Aspettiamo Vavassori, ma noi abbiamo un’anima. Si chiama varesinità. E nessuno può toccarla

Il commento del direttore Andrea Confalonieri

Sul campo ci sono persone che stimiamo, Vavassori da una parte (non abbiamo, però, il piacere di conoscere il possibile direttore generale o sportivo Ferrara con i suoi uomini che vorrebbe introdurre nel Varese) e gli attuali dirigenti biancorossi dall’altra, ma c’è qualcosa che va messo davanti perfino all’amicizia e alla storia personale del primo o dei secondi.
Questo qualcosa si può chiamare in diversi modi: valori, appartenenza, radici, varesinità, storia, purezza.
Il Varese è

unico e diverso da qualunque altra squadra, in un certo senso è una “bestia selvaggia”, perché ottiene tutto dal nulla quando in campo e dietro le quinte è animato da fede, idee, spirito varesini (da Borghi a Maroso, da Marotta a Orrigoni, da Milanese a Sogliano) e subisce rovesci clamorosi – perdendo in un soffio perfino la vita – se gli “stranieri” impiantano un’anima diversa da quella incarnata dai figli del Franco Ossola. Il presidente Colantuoni o il primo Rosati fanno storia a sé perché si fidarono ciecamente nell’organizzazione della società dei ragazzi di Giubiano come Limido (il primo) o di quelli del Bosto come Sean Sogliano (il secondo). Erano i padroni che mettevano i soldi, ma l’anima e la guida (se non tecnica, almeno dirigenziale) erano più varesine che più varesine non si poteva.

Pietro Vavassori non è lontano dall’essere uno di noi, sia per le sue radici che per lo spirito pragmatico, essenziale, puro e vincente che lo anima, ma perderebbe la sfida prima ancora di averla iniziata se impiantasse un’anima diversa da quella che ha fatto rinascere questa società molte volte dal nulla. Può indicare in Ferrara il suo uomo di fiducia da introdurre in società, ma Ferrara non può e non deve pretendere di punto in bianco che altri uomini da lui indicati (team manager, capo scouting, segretario o chi per essi) sostituiscano il nocciolo duro del Varese. Altrimenti saremmo rinati dall’Eccellenza per nulla e avremmo girato i campetti sperduti della Lombardia spinti da quei valori che si chiamano varesinità – in società e sul campo – che non si possono sacrificare sull’altare di nessuna cifra.
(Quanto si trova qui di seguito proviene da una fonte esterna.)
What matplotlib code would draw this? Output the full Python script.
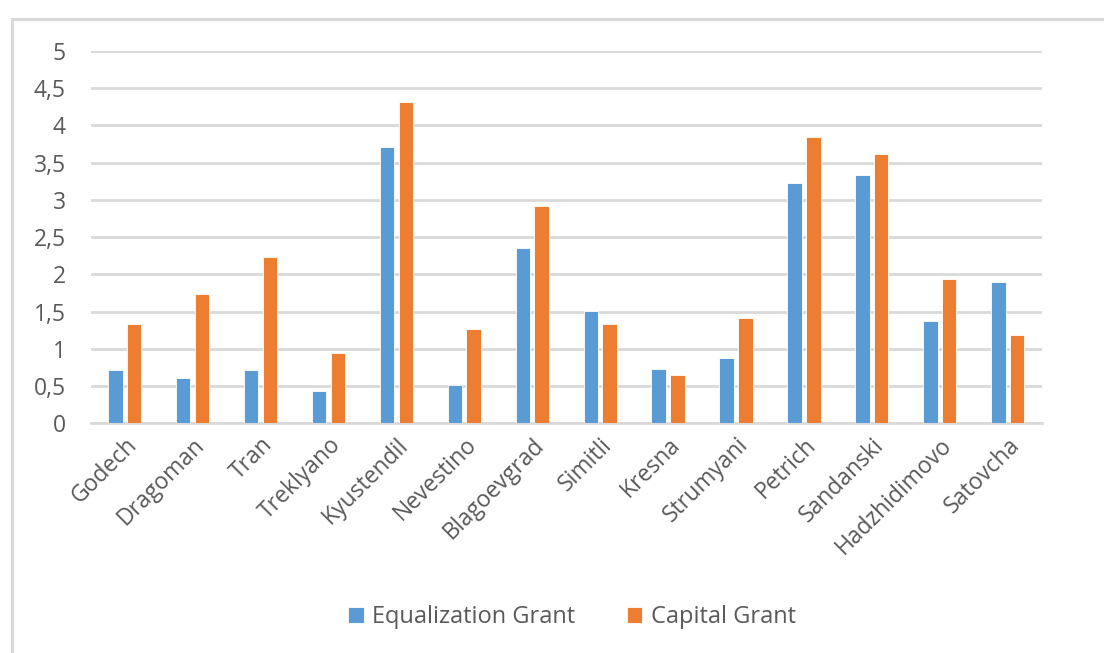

Il tifoso del Varese non cerca soltanto un padrone con i soldi ma un padrone illuminato che, attraverso quei soldi, esalti il vero motore e l’unica ragion d’essere di questa società: i figli del vivaio e i giovani come Lercara e Zazzi o Bordin, i Frontini, gli Scapini, i Sogliano, i tifosi, addirittura i Marrazzo se si fondono nella maglia perché quest’ultima li porterà a fare molti gol in più di quelli che avrebbero fatto soltanto per l’ingaggio.
Siamo pronti a tutto per avere Vavassori come patron, tranne che a una cosa: veder sostituita in toto una società e una squadra (per squadra intendiamo l’unità, la simbiosi, l’amore dirigenti-tifosi-giocatori appena ritrovati) da un’altra società e un’altra squadra che arrivano da lontano. L’anima il Varese già ce l’ha, ed è fatta dalle persone e dai tifosi che gliel’anno appena ridata, in campo e fuori: chi vuole aggiungersi a noi, è il benvenuto. Sostituirsi, però, no.